Auf Blick TV schätzt Politologin Sarah Bütikofer den Rücktritt ein: Er reihe sich ein in die Tradition von Mitte-Bundesräten ein, die öfters während der Session zurücktreten.
Die SVP hatte Amherd kürzlich zum Rücktritt aufgefordert. Ob das ein Zusammenhang hat, werde man wohl nie erfahren. Aber: «Natürlich sind auch Bundesräte am Abend allein Personen, die sich mit den Vorwürfen beschäftigen müssen», sagt Bütikofer.
Für Politologin Bütikofer ist noch nicht sicher, dass Mitte-Präsident Pfister ohne Probleme gewählt wird.

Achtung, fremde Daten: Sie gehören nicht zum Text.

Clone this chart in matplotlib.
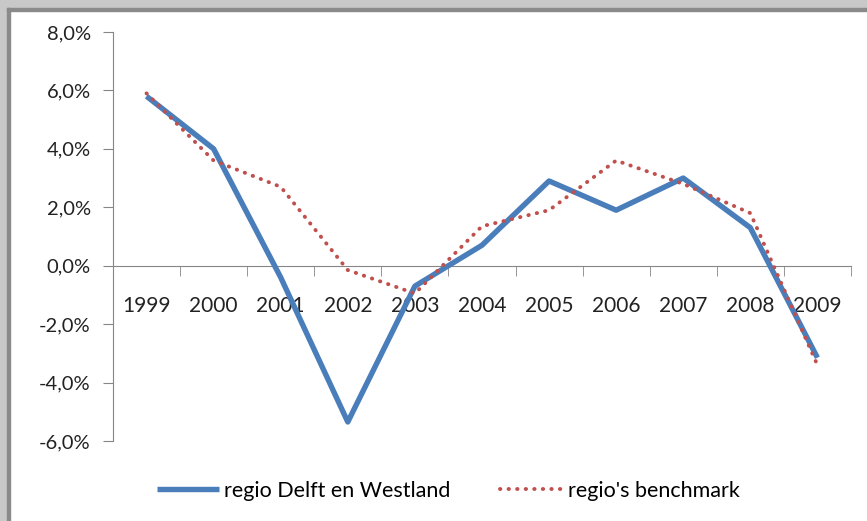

Da gebe es bei der Mitte noch weitere Kandidaten. Zudem habe Pfister seinen Rücktritt erst per Sommer gegeben, Amherd will aber schon im März zurücktreten.
Die Mitte hatte lange Zeit eine Bundesrätin. Der Druck, wieder eine Frau aufzustellen, sei darum nicht so gross. Wenn nun aber ein Mann komme, werde die Geschlechterfrage bei der nächsten Vakanz wieder zum Thema werden.